Blogger: Joe Maguire
We have this from the New York Times:
The United States Supreme court on Friday overturned a lower court's order requiring state officials in Ohio to supply information that would have made it easier to challenge prospective votersClick here for the full article.
As expected, the disputants fall on opposite ends of the political spectrum. With a U.S. presidential election only weeks away, 'tis the season for that sort of thing. What's not expected: the case hinges on data-quality issues.
The Help America Vote Act (HAVA) requires states to compare information on voter registration applications against information in government databases such as those maintained by state departments of motor vehicles. When some of the information does not match, the application is flagged.
The Ohio members of one major political party sued to compel the Ohio Secretary of State, a member of – hang on to your hat – the other major political party, to release information about such applications to county officials. These county officials could presumably use this information to force certain recently-registered voters to cast provisional rather than regular ballots. (Many provisional ballots are ultimately excluded from final election tallies.)

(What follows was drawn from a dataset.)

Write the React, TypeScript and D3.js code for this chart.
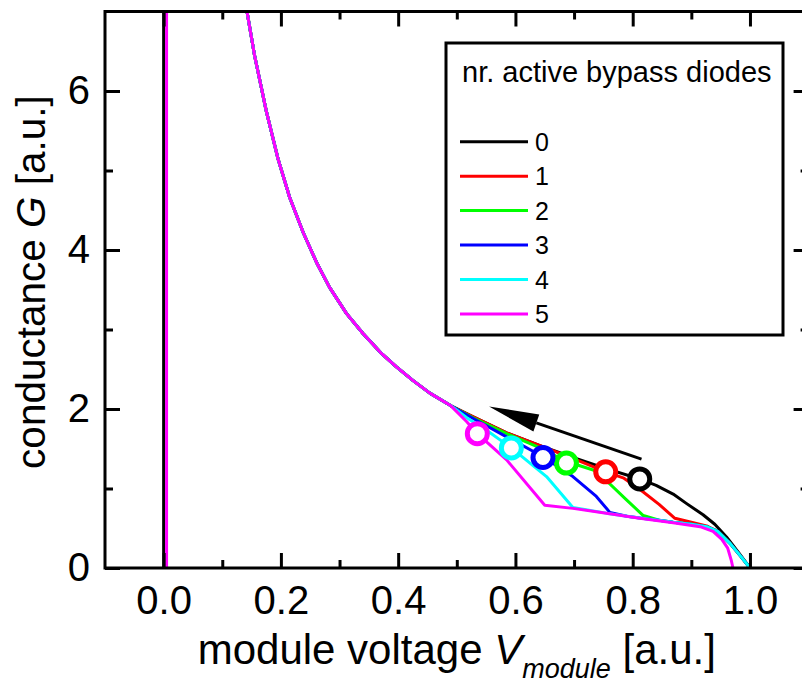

For seasoned data-management professionals, here's one more part of the story that should come as no surprise. Again from the same article in the Times:
Voting experts and state election officials have raised concerns about treating flagged voters differently because the databases used to check registrations are prone to errors. Most non-matches are the result of typographical errors by government officials, computer errors and the use of nicknames or middle initials, not voter ineligibility, they said.
In one audit of match failure in 2004 by New York City election officials, more than 80 percent of the failures were found to have resulted from errors by government officials; most of the remaining failures were because of immaterial discrepancies between the two records.
There are two important lessons here. First, data quality matters.
Second, you cannot always predict what data will be used for. System designers who design data for a single application or a single expected use will ultimately find themselves serving other masters, such as election officials. One set of data can contribute to dozens or hundreds of processes, so data designers should design the data in process-neutral (or process agnostic) way.